Pero más allá de la turbulencia financiera inmediata, lo que está en juego es el futuro de la unión monetaria. El marco de política económica que se creó para la eurozona, con una política monetaria común y políticas fiscales nacionales supervisadas por el Pacto de Estabilidad y Crecimiento (PEC), no consideraba la posibilidad de que la política fiscal tuviera que ser usada de manera activa. De ahí el requisito de presupuesto equilibrado, que debería proporcionar espacio fiscal para el uso de los estabilizadores automáticos (el aumento del déficit durante las recesiones debido a la caída de los ingresos fiscales y el aumento de las prestaciones de desempleo). Tampoco consideró la posibilidad de una recesión tan profunda como para desestabilizar el equilibrio fiscal de la eurozona, o la emergencia de desequilibrios internos tan amplios.
La decisión de esta semana de las autoridades europeas de mostrar su apoyo al Gobierno griego y dejar implícitamente claro que saldrán al rescate si los mercados dificultan la refinanciación de la deuda es una decisión histórica, ya que contradice el espíritu de la cláusula de no rescate de los tratados. La arquitectura original de la unión monetaria quería evitar precisamente esta situación, donde algún país se hubiera aprovechado de la falta de disciplina de mercado que proporcionaba la moneda única y adoptara una política económica irresponsable. Esta preocupación fue la razón fundamental para no adoptar una política fiscal común, privando a la zona euro de uno de los elementos necesarios de un área monetaria óptima.
Visto en perspectiva, el fiasco del PEC en 2004, cuando el Ecofin tomó la decisión política de ignorar la petición de sanciones contra Alemania por su incumplimiento del PEC, fue una llamada de atención sobre las ineficiencias del marco de política fiscal europeo. Ahora estas ineficiencias se han hecho mucho más visibles y generan varias cuestiones: ¿necesita la eurozona una política fiscal centralizada que facilite el ajuste durante periodos de recesión intensa o cuando ciertos países se enfrenten a shocks económicos asimétricos, privados éstos de la alternativa de la devaluación? ¿Es necesario vigilar los déficit (y superávit) por cuenta corriente de los países de la eurozona y corregir los excesos de manera preventiva? En otras palabras, ¿es necesaria una mayor coordinación de las políticas económicas europeas? ¿Habría que obligar a Alemania a adoptar una política mucho más expansiva para compensar el ajuste fiscal de los países más frágiles?

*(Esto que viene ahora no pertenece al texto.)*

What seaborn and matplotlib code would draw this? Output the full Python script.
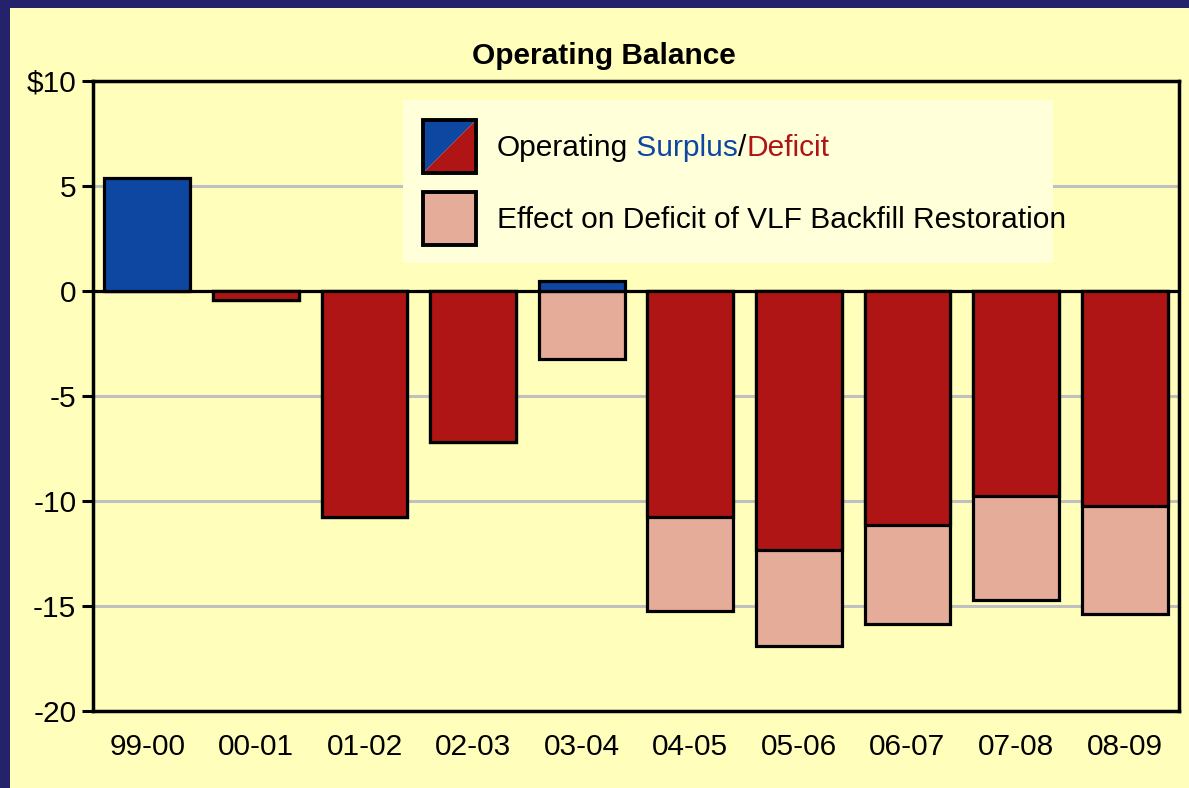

Es un debate similar al debate sobre el riesgo moral en el sistema bancario. Si se concluye que cada país de la eurozona presenta un riesgo sistémico para el resto de los países miembros, entonces puede ser óptimo organizar ex-ante un sistema de política fiscal común, obligando por ley a los países a que equilibren su presupuesto cada año (la soberanía fiscal se limitaría a decidir la composición del gasto, pero no el volumen) y usando el presupuesto común para modular las fluctuaciones cíclicas.
El rescate anunciado el jueves sugiere que un presupuesto europeo y una mayor coordinación parecen necesarios. El euro del futuro se ha empezado a definir esta semana.
Ángel Ubide es investigador visitante del Peterson Institute for International Economics en Washington.